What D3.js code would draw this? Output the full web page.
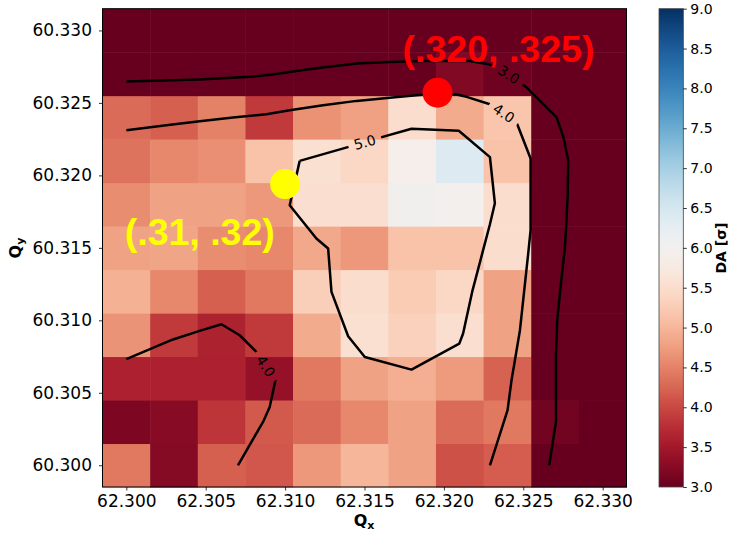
<!DOCTYPE html>
<html>
<head>
<meta charset="utf-8">
<script src="https://cdn.jsdelivr.net/npm/d3@7"></script>
<style>
  body { margin: 0; background: #fff; }
  svg { font-family: "DejaVu Sans", sans-serif; }
</style>
</head>
<body>
<div id="chart"></div>
<script>
// cell centres of the scan
const qx = [62.300, 62.303, 62.306, 62.309, 62.312, 62.315, 62.318, 62.321, 62.324, 62.327, 62.330];
const qy = [60.300, 60.303, 60.306, 60.309, 60.312, 60.315, 60.318, 60.321, 60.324, 60.327, 60.330];

// DA [sigma], one row per qy (bottom row first), one value per qx
const da = [
  [4.42, 3.24, 4.20, 4.12, 4.70, 5.00, 4.80, 4.08, 4.18, 2.80, 2.80],
  [3.18, 3.26, 3.83, 4.15, 4.30, 4.55, 4.80, 4.30, 4.42, 3.10, 2.80],
  [3.60, 3.60, 3.60, 3.38, 4.42, 4.80, 4.92, 4.72, 4.22, 2.80, 2.80],
  [4.65, 3.87, 3.62, 3.87, 4.88, 5.55, 5.32, 5.54, 4.80, 2.80, 2.80],
  [4.95, 4.55, 4.20, 4.42, 5.30, 5.50, 5.25, 5.42, 4.80, 2.80, 2.80],
  [4.80, 4.82, 4.60, 4.55, 4.85, 4.70, 5.15, 5.15, 5.50, 2.80, 2.80],
  [4.60, 4.80, 4.80, 4.70, 5.52, 5.52, 6.02, 5.95, 5.50, 2.80, 2.80],
  [4.37, 4.55, 4.62, 5.15, 5.55, 5.42, 5.91, 6.39, 5.15, 2.80, 2.80],
  [4.30, 4.20, 4.50, 3.87, 4.64, 4.78, 5.50, 4.88, 5.17, 2.80, 2.80],
  [2.80, 2.80, 2.80, 2.80, 2.80, 2.80, 2.80, 3.22, 3.06, 2.80, 2.80],
  [2.80, 2.80, 2.80, 2.80, 2.80, 2.80, 2.80, 2.80, 2.80, 2.80, 2.80]
];

const xTicks = [62.300, 62.305, 62.310, 62.315, 62.320, 62.325, 62.330];
const yTicks = [60.300, 60.305, 60.310, 60.315, 60.320, 60.325, 60.330];
const cbTicks = [3.0, 3.5, 4.0, 4.5, 5.0, 5.5, 6.0, 6.5, 7.0, 7.5, 8.0, 8.5, 9.0];

// contour lines, [qx, qy]
const contour30 = [
  [62.30000, 60.32647], [62.30462, 60.32662], [62.30777, 60.32680], [62.30922, 60.32696],
  [62.31092, 60.32723], [62.31237, 60.32745], [62.31450, 60.32772], [62.31659, 60.32783],
  [62.31867, 60.32790], [62.32080, 60.32790], [62.32164, 60.32789], [62.32290, 60.32765],
  [62.32517, 60.32611], [62.32710, 60.32400], [62.32752, 60.32266], [62.32783, 60.32105],
  [62.32779, 60.31852], [62.32769, 60.31622], [62.32762, 60.31507], [62.32735, 60.31231],
  [62.32714, 60.31001], [62.32706, 60.30773], [62.32706, 60.30299], [62.32663, 60.30000]
];
const contour40top = [
  [62.30000, 60.32312], [62.30252, 60.32346], [62.30462, 60.32374], [62.30672, 60.32400],
  [62.30882, 60.32422], [62.31029, 60.32450], [62.31239, 60.32484], [62.31450, 60.32514],
  [62.31659, 60.32535], [62.31828, 60.32553], [62.31956, 60.32564], [62.32080, 60.32558],
  [62.32143, 60.32542], [62.32290, 60.32491], [62.32462, 60.32353], [62.32546, 60.32117],
  [62.32546, 60.31622], [62.32531, 60.31461], [62.32479, 60.30932], [62.32426, 60.30587],
  [62.32401, 60.30380], [62.32290, 60.30000]
];
const contour40low = [
  [62.30000, 60.30732], [62.30294, 60.30868], [62.30462, 60.30927], [62.30599, 60.30973],
  [62.30714, 60.30897], [62.30819, 60.30782], [62.30939, 60.30587], [62.30903, 60.30402],
  [62.30861, 60.30299], [62.30703, 60.30000]
];
const contour50 = [
  [62.31092, 60.32100], [62.31395, 60.32195], [62.31609, 60.32264], [62.31796, 60.32322],
  [62.32094, 60.32308], [62.32290, 60.32126], [62.32321, 60.31808], [62.32290, 60.31663],
  [62.32247, 60.31484], [62.32178, 60.31196], [62.32121, 60.30909], [62.32097, 60.30839],
  [62.31796, 60.30660], [62.31502, 60.30747], [62.31397, 60.30890], [62.31292, 60.31196],
  [62.31271, 60.31496], [62.31197, 60.31565], [62.31029, 60.31794], [62.31092, 60.32100]
];
const contours = [contour30, contour40top, contour40low, contour50];

const levelLabels = [
  { text: "3.0", x: 62.32409, y: 60.32695, angle: 33 },
  { text: "4.0", x: 62.32378, y: 60.32429, angle: 33 },
  { text: "5.0", x: 62.31502, y: 60.32229, angle: -16 },
  { text: "4.0", x: 62.30878, y: 60.30683, angle: 58 }
];

// working points and their annotations
const points = [
  { x: 62.3196, y: 60.3257, color: "#ff0000", text: "(.320, .325)", tx: 62.3174, ty: 60.3278 },
  { x: 62.3100, y: 60.3194, color: "#ffff00", text: "(.31, .32)", tx: 62.2999, ty: 60.3152 }
];

const width = 729, height = 534;

const svg = d3.select("#chart").append("svg")
    .attr("width", width)
    .attr("height", height);

const step = qx[1] - qx[0];
const x = d3.scaleLinear()
    .domain([qx[0] - step / 2, qx[qx.length - 1] + step / 2])
    .range([102.5, 626.5]);
const y = d3.scaleLinear()
    .domain([qy[0] - step / 2, qy[qy.length - 1] + step / 2])
    .range([487, 8.7]);

const color = d3.scaleSequential(d3.interpolateRdBu).domain([3, 9]).clamp(true);

// heatmap cells
const cells = [];
da.forEach((row, j) => row.forEach((v, i) => cells.push({ qx: qx[i], qy: qy[j], v: v })));

svg.append("g")
  .selectAll("rect")
  .data(cells)
  .join("rect")
    .attr("x", d => x(d.qx - step / 2))
    .attr("y", d => y(d.qy + step / 2))
    .attr("width", d => x(d.qx + step / 2) - x(d.qx - step / 2) + 0.5)
    .attr("height", d => y(d.qy - step / 2) - y(d.qy + step / 2) + 0.5)
    .attr("fill", d => color(d.v));

// mask to cut the contour lines under their labels
const defs = svg.append("defs");
const mask = defs.append("mask").attr("id", "label-gaps");
mask.append("rect").attr("width", width).attr("height", height).attr("fill", "white");
mask.selectAll("rect.gap")
  .data(levelLabels)
  .join("rect")
    .attr("class", "gap")
    .attr("x", -17).attr("y", -8)
    .attr("width", 34).attr("height", 16)
    .attr("fill", "black")
    .attr("transform", d => `translate(${x(d.x)},${y(d.y)}) rotate(${d.angle})`);

const line = d3.line().x(d => x(d[0])).y(d => y(d[1]));

svg.append("g")
    .attr("mask", "url(#label-gaps)")
  .selectAll("path")
  .data(contours)
  .join("path")
    .attr("d", line)
    .attr("fill", "none")
    .attr("stroke", "black")
    .attr("stroke-width", 2.5)
    .attr("stroke-linejoin", "round");

svg.append("g")
  .selectAll("text")
  .data(levelLabels)
  .join("text")
    .attr("transform", d => `translate(${x(d.x)},${y(d.y)}) rotate(${d.angle})`)
    .attr("text-anchor", "middle")
    .attr("dy", "0.36em")
    .style("font-size", "14px")
    .text(d => d.text);

// frame
svg.append("rect")
    .attr("x", 102.5).attr("y", 8.7)
    .attr("width", 524).attr("height", 478.3)
    .attr("fill", "none")
    .attr("stroke", "black")
    .attr("stroke-width", 1);

// markers + annotations
svg.append("g")
  .selectAll("circle")
  .data(points)
  .join("circle")
    .attr("cx", d => x(d.x))
    .attr("cy", d => y(d.y))
    .attr("r", 15)
    .attr("fill", d => d.color);

svg.append("g")
  .selectAll("text")
  .data(points)
  .join("text")
    .attr("x", d => x(d.tx))
    .attr("y", d => y(d.ty))
    .attr("fill", d => d.color)
    .style("font-family", "'Liberation Sans', Arial, sans-serif")
    .style("font-weight", "bold")
    .style("font-size", "37.5px")
    .text(d => d.text);

// axes
const xAxis = svg.append("g")
    .attr("transform", "translate(0,487)")
    .call(d3.axisBottom(x).tickValues(xTicks).tickFormat(d3.format(".3f")).tickSize(3.5).tickPadding(4.5));
const yAxis = svg.append("g")
    .attr("transform", "translate(102.5,0)")
    .call(d3.axisLeft(y).tickValues(yTicks).tickFormat(d3.format(".3f")).tickSize(3.5).tickPadding(7));
[xAxis, yAxis].forEach(a => {
  a.select(".domain").remove();
  a.selectAll("text").style("font-size", "17px").style("font-family", "'DejaVu Sans', sans-serif").attr("fill", "black");
  a.selectAll("line").attr("stroke-width", 0.8);
});

svg.append("text")
    .attr("x", 364).attr("y", 526)
    .attr("text-anchor", "middle")
    .style("font-weight", "bold").style("font-size", "16px")
    .text("Q")
  .append("tspan")
    .attr("dy", 3).style("font-size", "11px")
    .text("x");

svg.append("text")
    .attr("transform", "translate(21,248) rotate(-90)")
    .attr("text-anchor", "middle")
    .style("font-weight", "bold").style("font-size", "16px")
    .text("Q")
  .append("tspan")
    .attr("dy", 3).style("font-size", "11px")
    .text("y");

// colorbar
const cb = { x: 659, w: 24.3, top: 8.7, bottom: 487 };
const cbScale = d3.scaleLinear().domain([3, 9]).range([cb.bottom, cb.top]);

const grad = defs.append("linearGradient")
    .attr("id", "cb-grad")
    .attr("x1", 0).attr("y1", 1).attr("x2", 0).attr("y2", 0);
grad.selectAll("stop")
  .data(d3.range(0, 1.0001, 0.02))
  .join("stop")
    .attr("offset", t => t)
    .attr("stop-color", t => d3.interpolateRdBu(t));

svg.append("rect")
    .attr("x", cb.x).attr("y", cb.top)
    .attr("width", cb.w).attr("height", cb.bottom - cb.top)
    .attr("fill", "url(#cb-grad)")
    .attr("stroke", "#444")
    .attr("stroke-width", 0.8);

const cbAxis = svg.append("g")
    .attr("transform", `translate(${cb.x + cb.w},0)`)
    .call(d3.axisRight(cbScale).tickValues(cbTicks).tickFormat(d3.format(".1f")).tickSize(3.5).tickPadding(3.5));
cbAxis.select(".domain").remove();
cbAxis.selectAll("text").style("font-size", "14px").style("font-family", "'DejaVu Sans', sans-serif").attr("fill", "black");
cbAxis.selectAll("line").attr("stroke-width", 0.8);

svg.append("text")
    .attr("transform", "translate(725.5,248) rotate(-90)")
    .attr("text-anchor", "middle")
    .style("font-weight", "bold").style("font-size", "14px")
    .text("DA [σ]");
</script>
</body>
</html>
---*---
Request: Begin at the first line of the material and copy each line exactly through the one containing "60.324, 60.327, 60.330];". Omit pictures.

Solution to the exercise:
What D3.js code would draw this? Output the full web page.
<!DOCTYPE html>
<html>
<head>
<meta charset="utf-8">
<script src="https://cdn.jsdelivr.net/npm/d3@7"></script>
<style>
  body { margin: 0; background: #fff; }
  svg { font-family: "DejaVu Sans", sans-serif; }
</style>
</head>
<body>
<div id="chart"></div>
<script>
// cell centres of the scan
const qx = [62.300, 62.303, 62.306, 62.309, 62.312, 62.315, 62.318, 62.321, 62.324, 62.327, 62.330];
const qy = [60.300, 60.303, 60.306, 60.309, 60.312, 60.315, 60.318, 60.321, 60.324, 60.327, 60.330];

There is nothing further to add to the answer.